The seeds of Thursday’s trade between the Bears and 49ers were put down a week and a half ago when Bears general manager Ryan Pace called 49ers general manager John Lynch and the two agreed to keep each other abreast of any trade propositions the teams were getting.

Pace had a sense San Francisco wasn’t going to take the player he coveted, North Carolina quarterback Mitch Trubisky, with the second overall pick. But he was worried about a third team making a deal with the 49ers and grabbing Trubisky one spot ahead of the Bears, who were picking at No. 3.

In a subsequent call, Pace asked Lynch if he was getting other interest in San Francisco’s No. 2 overall pick? “The answer was, ‘Yes,'” Lynch said.

The calls from the Bears kept coming and, according to the 49ers, so did inquiries from other general managers. “We were fortunate in that there were other teams that were interested, so it got pretty productive,” Lynch said of the trade talks. He said if the Bears deal had fallen apart, there were other trades the team could have made. He did not say which other teams called.

Said Pace when asked if the 49ers could have been bluffing about other interest in the No. 2 pick: “It’s like in free agency when the agent tells you he’s got three other teams he’s working with. You never really know. You’ve just got to trust your conviction on it, and if you want a player you aggressively go get him.”

“I knew there were teams inquiring about going up,” Pace added. “There were teams calling me, at our pick, wanting to come up. So you could feel that all around us.”

The Bears and 49ers ultimately swapped first-round picks with Chicago also throwing in two third-round selections (one of them in 2018) and a fourth-round pick in this year’s draft.

The two teams never discussed which players they had targeted at their new, respective slots. The 49ers, however, didn’t think the Bears would give up all those selections to get Solomon Thomas, the Stanford defensive linemen who was atop the 49ers’ draft board at the time and the player they ended up grabbing at pick No. 3.

“This guy (Kyle Shanahan) is pretty bright, and I think you can see his offensive bias, I think I’ll say,” Lynch said. “He said, ‘That’s not for a defensive lineman. That kind of a trade, that’s for a quarterback.’ And he was right.”

Chicago gave up four selections to move ahead one slot in the draft for someone they clearly stated would begin his career behind Mike Glennon. That’s drawn criticism around the league, but Lynch credited Chicago with a “courageous move.”

“Kudos to the Bears,” Lynch said. “They saw a player they wanted at a really important position. I’m sure a lot of people are going to give them heat because (Trubisky) only started 13 games, but he’s a guy we frankly liked and so I give Ryan Pace and John Fox a lot of credit for making a courageous move and we’re thrilled with what we got out of it.”

Armed with extra draft picks, the 49ers then started making plans for trading back into the first round and taking Alabama linebacker Reuben Foster, whom they had rated right behind Thomas. In fact, if the Bears had fooled the 49ers and taken Thomas at No. 2, the 49ers “very likely” could have taken Foster at pick No. 3.
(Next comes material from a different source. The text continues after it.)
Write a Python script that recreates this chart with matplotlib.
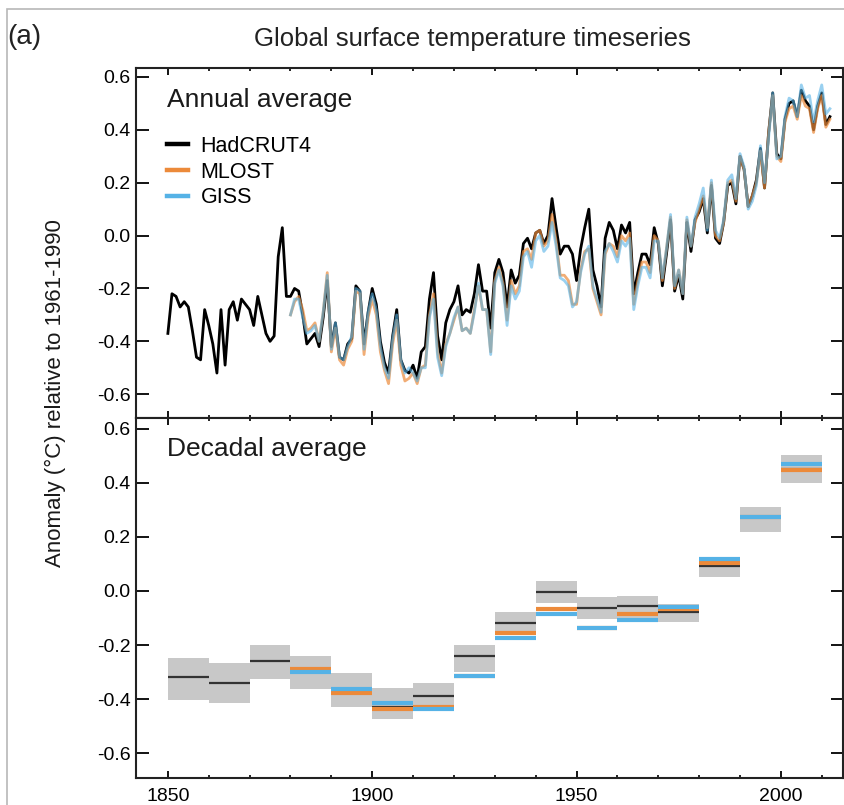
import numpy as np
import matplotlib
matplotlib.use("Agg")
import matplotlib.pyplot as plt
from matplotlib.lines import Line2D
from matplotlib.patches import Rectangle
from matplotlib.ticker import MultipleLocator

plt.rcParams['font.family'] = ['Liberation Sans', 'DejaVu Sans']
plt.rcParams['axes.unicode_minus'] = False

# annual anomalies (degC, relative to 1961-1990)
had_years = np.arange(1850, 2013)
hadcrut4 = [
    -0.37, -0.22, -0.23, -0.27, -0.25, -0.27, -0.36, -0.46, -0.47, -0.28,
    -0.34, -0.41, -0.52, -0.28, -0.49, -0.28, -0.25, -0.32, -0.24, -0.26,
    -0.28, -0.34, -0.23, -0.30, -0.37, -0.40, -0.38, -0.08, 0.03, -0.23,
    -0.23, -0.20, -0.21, -0.30, -0.41, -0.39, -0.37, -0.42, -0.31, -0.17,
    -0.42, -0.33, -0.46, -0.47, -0.41, -0.39, -0.19, -0.21, -0.41, -0.29,
    -0.20, -0.26, -0.40, -0.48, -0.52, -0.38, -0.28, -0.47, -0.51, -0.52,
    -0.49, -0.54, -0.44, -0.42, -0.24, -0.14, -0.38, -0.47, -0.33, -0.28,
    -0.25, -0.19, -0.30, -0.28, -0.29, -0.22, -0.11, -0.21, -0.21, -0.35,
    -0.14, -0.09, -0.14, -0.27, -0.13, -0.18, -0.15, -0.03, -0.01, -0.05,
    0.01, 0.02, -0.03, -0.00, 0.14, 0.03, -0.07, -0.04, -0.04, -0.07,
    -0.17, -0.05, 0.03, 0.10, -0.13, -0.19, -0.27, -0.01, 0.05, 0.02,
    -0.05, 0.04, 0.01, 0.05, -0.22, -0.14, -0.07, -0.07, -0.11, 0.03,
    -0.03, -0.19, -0.07, 0.06, -0.21, -0.15, -0.24, 0.05, -0.06, 0.06,
    0.09, 0.14, 0.01, 0.19, -0.01, -0.03, 0.05, 0.19, 0.20, 0.12,
    0.30, 0.25, 0.11, 0.15, 0.21, 0.33, 0.18, 0.39, 0.54, 0.31,
    0.29, 0.44, 0.50, 0.51, 0.45, 0.55, 0.51, 0.49, 0.40, 0.49,
    0.54, 0.42, 0.45,
]

other_years = np.arange(1880, 2013)
mlost = [
    -0.30, -0.25, -0.23, -0.28, -0.36, -0.35, -0.33, -0.40, -0.29, -0.14,
    -0.44, -0.35, -0.47, -0.49, -0.43, -0.40, -0.21, -0.22, -0.45, -0.31,
    -0.24, -0.30, -0.44, -0.51, -0.56, -0.41, -0.32, -0.49, -0.55, -0.54,
    -0.52, -0.56, -0.50, -0.49, -0.30, -0.22, -0.44, -0.52, -0.41, -0.37,
    -0.32, -0.27, -0.36, -0.35, -0.37, -0.28, -0.19, -0.28, -0.28, -0.44,
    -0.17, -0.12, -0.18, -0.32, -0.17, -0.22, -0.19, -0.06, -0.05, -0.09,
    0.01, 0.02, -0.04, -0.02, 0.08, -0.02, -0.15, -0.15, -0.17, -0.26,
    -0.26, -0.13, -0.06, -0.05, -0.20, -0.25, -0.30, -0.07, -0.03, -0.04,
    -0.08, 0.00, -0.02, 0.01, -0.26, -0.17, -0.10, -0.10, -0.14, -0.00,
    -0.02, -0.17, -0.05, 0.07, -0.20, -0.13, -0.22, 0.06, -0.04, 0.05,
    0.10, 0.15, 0.03, 0.20, 0.00, -0.02, 0.05, 0.20, 0.21, 0.13,
    0.30, 0.25, 0.11, 0.15, 0.20, 0.32, 0.18, 0.39, 0.53, 0.30,
    0.28, 0.43, 0.48, 0.49, 0.44, 0.53, 0.49, 0.48, 0.39, 0.48,
    0.53, 0.41, 0.44,
]
giss = [
    -0.30, -0.24, -0.24, -0.31, -0.37, -0.36, -0.34, -0.40, -0.29, -0.15,
    -0.43, -0.33, -0.46, -0.47, -0.42, -0.38, -0.20, -0.21, -0.43, -0.29,
    -0.22, -0.28, -0.42, -0.50, -0.54, -0.39, -0.30, -0.47, -0.52, -0.50,
    -0.52, -0.55, -0.50, -0.50, -0.31, -0.24, -0.46, -0.53, -0.42, -0.37,
    -0.31, -0.27, -0.36, -0.35, -0.37, -0.29, -0.18, -0.28, -0.28, -0.45,
    -0.18, -0.13, -0.19, -0.34, -0.19, -0.24, -0.21, -0.08, -0.06, -0.12,
    -0.02, 0.00, -0.06, -0.04, 0.05, -0.04, -0.16, -0.17, -0.19, -0.27,
    -0.25, -0.14, -0.07, -0.04, -0.19, -0.24, -0.29, -0.06, -0.03, -0.06,
    -0.10, -0.02, -0.04, -0.01, -0.28, -0.19, -0.12, -0.12, -0.16, -0.02,
    -0.02, -0.16, -0.05, 0.08, -0.19, -0.13, -0.22, 0.07, -0.04, 0.07,
    0.12, 0.18, 0.02, 0.21, 0.02, -0.01, 0.06, 0.21, 0.23, 0.14,
    0.31, 0.26, 0.10, 0.13, 0.19, 0.34, 0.20, 0.37, 0.54, 0.29,
    0.30, 0.45, 0.52, 0.51, 0.45, 0.57, 0.52, 0.53, 0.43, 0.51,
    0.57, 0.46, 0.48,
]

# decadal averages
had_decades = np.arange(1850, 2010, 10)
had_dec = [-0.32, -0.34, -0.26, -0.29, -0.37, -0.43, -0.39, -0.24,
           -0.12, -0.005, -0.063, -0.056, -0.079, 0.094, 0.273, 0.45]
had_lo = [-0.404, -0.414, -0.327, -0.364, -0.431, -0.474, -0.445, -0.299,
          -0.163, -0.046, -0.105, -0.112, -0.115, 0.053, 0.22, 0.399]
had_hi = [-0.247, -0.268, -0.20, -0.241, -0.305, -0.358, -0.34, -0.20,
          -0.077, 0.037, -0.023, -0.019, -0.048, 0.127, 0.312, 0.504]
other_decades = np.arange(1880, 2010, 10)
mlost_dec = [-0.29, -0.377, -0.436, -0.428, -0.314, -0.157, -0.067,
             -0.137, -0.086, -0.065, 0.105, 0.273, 0.447]
giss_dec = [-0.30, -0.362, -0.414, -0.438, -0.314, -0.174, -0.086,
            -0.137, -0.106, -0.059, 0.118, 0.273, 0.47]

c_had = 'black'
c_mlost = '#ec8a3a'
c_giss = '#55b2e6'

W, H = 844, 805
fig = plt.figure(figsize=(W / 100, H / 100), dpi=100)

left = 136 / W
width = (843 - 136) / W
ax1 = fig.add_axes([left, 1 - 418 / H, width, 350 / H])
ax2 = fig.add_axes([left, 1 - 778 / H, width, 360 / H])

# annual
ax1.plot(had_years, hadcrut4, color=c_had, lw=2.0, zorder=2)
ax1.plot(other_years, mlost, color=c_mlost, lw=2.0, alpha=0.7, zorder=3)
ax1.plot(other_years, giss, color=c_giss, lw=2.0, alpha=0.6, zorder=4)
ax1.set_ylim(-0.69, 0.634)

handles = [Line2D([], [], color=c, lw=3.2) for c in (c_had, c_mlost, c_giss)]
ax1.legend(handles, ['HadCRUT4', 'MLOST', 'GISS'], loc='upper left',
           bbox_to_anchor=(0.044, 0.806), frameon=False, fontsize=15.5,
           handlelength=0.95, handletextpad=0.6, labelspacing=0.22,
           borderaxespad=0, borderpad=0)
ax1.text(0.044, 0.89, 'Annual average', transform=ax1.transAxes,
         fontsize=19, va='baseline', color='#1a1a1a')

# decadal
ax2.bar(had_decades, np.array(had_hi) - np.array(had_lo), bottom=had_lo,
        width=10, align='edge', color='#c8c8c8', zorder=1)
ax2.hlines(had_dec, had_decades, had_decades + 10, color='#333333', lw=1.6, zorder=2)
ax2.hlines(mlost_dec, other_decades, other_decades + 10, color=c_mlost, lw=3, zorder=3)
ax2.hlines(giss_dec, other_decades, other_decades + 10, color=c_giss, lw=3, zorder=4)
ax2.set_ylim(-0.692, 0.64)
ax2.text(0.044, 0.894, 'Decadal average', transform=ax2.transAxes,
         fontsize=19, va='baseline', color='#1a1a1a')

for ax in (ax1, ax2):
    ax.set_xlim(1842.2, 2015.2)
    ax.xaxis.set_major_locator(MultipleLocator(50))
    ax.xaxis.set_minor_locator(MultipleLocator(10))
    ax.yaxis.set_major_locator(MultipleLocator(0.2))
    ax.yaxis.set_major_formatter(plt.FuncFormatter(lambda v, p: f'{v:.1f}'.replace('-0.0', '0.0')))
    ax.tick_params(axis='x', which='major', direction='in', top=True, bottom=True,
                   length=5, width=1.3, labelsize=14, pad=7)
    ax.tick_params(axis='x', which='minor', direction='in', top=True, bottom=True,
                   length=2.5, width=1.2)
    ax.tick_params(axis='y', direction='in', left=True, right=True,
                   length=9, width=1.3, labelsize=14, pad=4)
    for s in ax.spines.values():
        s.set_linewidth(1.5)
        s.set_color('#222222')

ax1.tick_params(axis='x', labelbottom=False)

fig.text(55 / W, 1 - 393 / H, 'Anomaly (°C) relative to 1961-1990', rotation=90,
         ha='center', va='center', fontsize=16, color='#1a1a1a')
fig.text(472 / W, 1 - 46 / H, 'Global surface temperature timeseries',
         ha='center', va='baseline', fontsize=18.5, color='#222222')
fig.text(7 / W, 1 - 44 / H, '(a)', ha='left', va='baseline', fontsize=20,
         color='#222222')

fig.patches.append(Rectangle((7 / W, -0.1), 1.2, 1.1 - 9 / H, transform=fig.transFigure,
                             fill=False, edgecolor='#b8b8b8', lw=1.2))

fig.savefig('out.png', dpi=100)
The 49ers began calling teams picking in the early teens about a possible trade that would have landed them Foster there. There was a call to the Lions, who had pick No. 21.

“I think we called everybody in the league,” Lynch said, “It’s a player I liked, we liked, our staff liked. … We’re a 2-14 team. So there’s some holes, but inside linebacker, we felt pretty good about already. I just, and Kyle and I, got to the point where we felt this is a game-changing player and I think for that you go with the best player and that’s what we did.”

None of the 49ers’ trade proposals materialized as the teens turned into the 20s and then the 30s. The 49ers, however, knew they had to jump in ahead of the Saints who were at pick No. 32 and who were looking to improve their defense with someone like Foster.

In fact, when Lynch called Foster to tell him the 49ers were about to draft him, the linebacker, thinking the 49ers still were at pick 34, told him the Saints were taking him at pick No. 32 instead.

“And I said, ‘No, we’re taking you,” Lynch said. “It was hard because it happened late in the process and so, he was really excited when he found out that we had pulled off that trade and we were certainly very excited.”

The 49ers sent the 34th overall pick as well as the 111th overall selection, which had been obtained in the trade with the Bears, to the Seahawks for Seattle’s No. 31 pick.

Lynch said the top three players on San Francisco’s board were: Myles Garrett, who was taken with the No. 1 overall pick, Thomas and Foster.

“I can tell you right off the bat that we had a board, as you guys heard the other day, with just under 200 players,” Lynch said. “And in terms of how we rated them, we got two of our top three players and we were able to do that. We’re thrilled. We’re ecstatic.”